It wouldn’t be your first thought.
You’re running a literary festival (www.unputdownable.org) with a twist and you want an event that will cut across the usual demographics, so you ask a children’s author to go for a country walk with a . . . brewer. Yes, only in Bristol.
Andy Hamilton makes alcohol from foraged plants, fruit and vegetables. Elder, mugwort, yarrow, blackcurrant, parsnip – you name it, he’s got the recipe. His book, called ‘Booze for Free’, shows you how. Me, I leap about. Having never met, we had a hasty telephone conversation a couple of days before the 2-hour Sunday afternoon event at Ashton Court – home of mountain bike trails, deer herds and dog walkers. My unhelpful mantra was ‘let’s see how it goes’. Andy, quite possibly, wanted to make a plan, but he’s not used to working with children (and I’m a bit plan-phobic). Having no clue whether we would get a dozen 4-year olds or a handful of starting-early silent teenagers dragged along by their beer-swilling dads, I wasn’t even making a punt on what we’d do. Look them in the eyes – then decide. The rough agreement was that Andy would guide the walk, making reference to interesting shaman-like things – ‘if you put elder under your pillow you’ll fall in love with the first person you see’, we’d encourage the kids to collect whatever they found en route, then split up for me to run a story-making session and him to share the moonshine.
Sunday dawned. Grey, rain forecast. I won’t share the amount of enthusiasm I felt – you can probably imagine. School events are a breeze compared to public ones, I find. Guaranteed audience with henchmen provided versus motley unsupervised crew in weekend mode, hmmmmm . . .
Don’t moan, Tracy. It’s nice to be asked.
Walking boots, Goretex jacket, woolly hat. Big box full of woodland things like a fox mask, a singing robin, felt strawberries and a slingshot. (Tip: NEVER take a slingshot anywhere with children.)
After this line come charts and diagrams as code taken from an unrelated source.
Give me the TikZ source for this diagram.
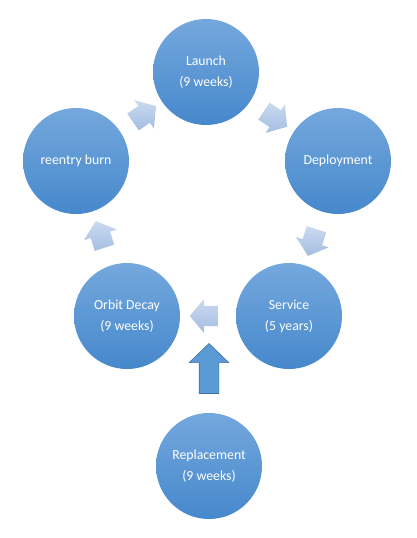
\documentclass[tikz,border=0pt]{standalone}
\usepackage{fontspec}
\setmainfont{Carlito}
\usetikzlibrary{shapes.arrows}

\definecolor{stagetop}{RGB}{116,168,221}
\definecolor{stagebottom}{RGB}{70,136,204}
\definecolor{steptop}{RGB}{202,218,240}
\definecolor{stepbottom}{RGB}{164,189,225}
\definecolor{feedfill}{RGB}{91,155,213}
\definecolor{feedline}{RGB}{65,113,156}
\newcommand\stagetextstyle{\fontsize{13.8}{21}\selectfont}

\tikzset{
  stage/.style={circle, minimum size=106pt, inner sep=0pt, top color=stagetop,
    bottom color=stagebottom, text=white, align=center, font=\stagetextstyle},
  cyclearrow/.style={single arrow, minimum height=28pt, minimum width=34pt,
    single arrow head extend=7pt, single arrow tip angle=100,
    inner xsep=0pt, inner ysep=10pt,
    top color=steptop, bottom color=stepbottom, midway, sloped, allow upside down},
  feedarrow/.style={single arrow, minimum height=50pt, minimum width=39pt,
    single arrow head extend=10pt, single arrow tip angle=92,
    inner xsep=0pt, inner ysep=9.5pt,
    fill=feedfill, draw=feedline, line width=.6pt}
}

\begin{document}
\begin{tikzpicture}[x=1pt, y=-1pt]
  \useasboundingbox (0,0) rectangle (416,538);
  \node[stage] (launch)  at (206,72)  {Launch\\(9 weeks)};
  \node[stage] (deploy)  at (338,161) {Deployment};
  \node[stage] (service) at (289,316) {Service\\(5 years)};
  \node[stage] (orbit)   at (127,316) {Orbit Decay\\(9 weeks)};
  \node[stage] (reentry) at (76,161)  {reentry burn};
  \node[stage] (replace) at (209,466) {Replacement\\(9 weeks)};

  \path (launch)  -- node[cyclearrow] {} (deploy);
  \path (deploy)  -- node[cyclearrow] {} (service);
  \path (service) -- node[cyclearrow] {} (orbit);
  \path (orbit)   -- node[cyclearrow] {} (reentry);
  \path (reentry) -- node[cyclearrow] {} (launch);

  \node[feedarrow, rotate=90, anchor=tail] (feed) at ([yshift=19pt]replace.north) {};
\end{tikzpicture}
\end{document}
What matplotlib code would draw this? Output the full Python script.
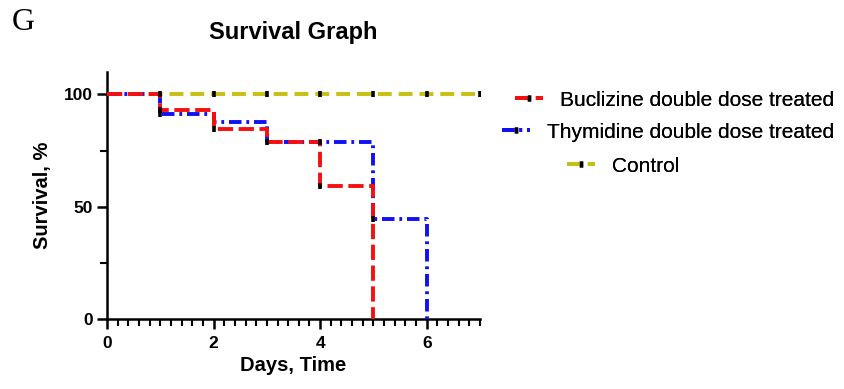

The audience arrived, in dribs and drabs. My first impression was that it wasn’t a bad turn out. Only two toddlers, several keen-looking boys, an earnest girl with very stylish parents (they were French!), a chatterbox, no lunatics. The crowd grew to forty, interested and hearty, no high heels, plenty of North Face.
I asked the kids to bring back anything they thought we could weave in to a story, ‘except poo.’ My idea of a joke.
‘Or a deer,’ added a blonde boy. Much better joke than mine.
Off we tramped, in a long straggly line. Andy made us pick and eat weeds, insisting they were like rocket. Unbelievably the children did as he said. No tomato sauce, no bribing, no threats. I bowed to his greater powers.
We passed a fallen branch that looked like a dinosaur, found leaves that could have been lions’ teeth, mushrooms shaped like bones, and poisonous berries, red of course, that I had to confiscate for my sanity. The rain came down but we were in the thicket, so the walk went on. Andy had the adults right behind him, like the Pied Piper, whereas I brought up the rear, herding the wayward and sadly unable to hear the folklore he was sharing. An hour went by, and, much as the organic nature of it all was nice, it was time to get inside or there would be no story, and no quaffing.
Twenty children followed me to an upper room in the stable block. I emptied my pockets full of mulch and tried to arrange our finds on a table as though they were precious. Time to tie it all together.
Without the two unsupervised 3-year olds I might have stood a chance of coaxing some gems out of my enthusiastic tribe but it was a case of lowest common denominator. Luckily I don’t measure success by the quality of the output as much as by the decibels. Decibels were good. So was the stamping, attempts at howler monkeys and terrified screaming. (Still no parents came to check.)
Amazingly, the older children stuck with me, despite the constant interruptions, and we fashioned a woodland tale, included all the objects in our display and had some laughs. In order to achieve this I spent the last ten minutes repeatedly sending the two toddlers for a run around the mostly windowed room with the magic words, ‘be goldfish.’ They role-played with gusto.
So, two hours later we put our muddy boots back on and I returned the children to their woozy parents. Andy had done them proud by the smell of things. One of the dads helped me carry my gubbins to the car and off I went, home for late Sunday lunch. My only regret, not a sip of dandelion champagne or horseradish vodka graced my palate. My reward, free tickets to take my son to see Andy McNab. Crikey – with the life he’s had he’ll never need to make anything up . . .
p.s. I’ve deliberately omitted the sly hand, poisonous berry and slingshot incident.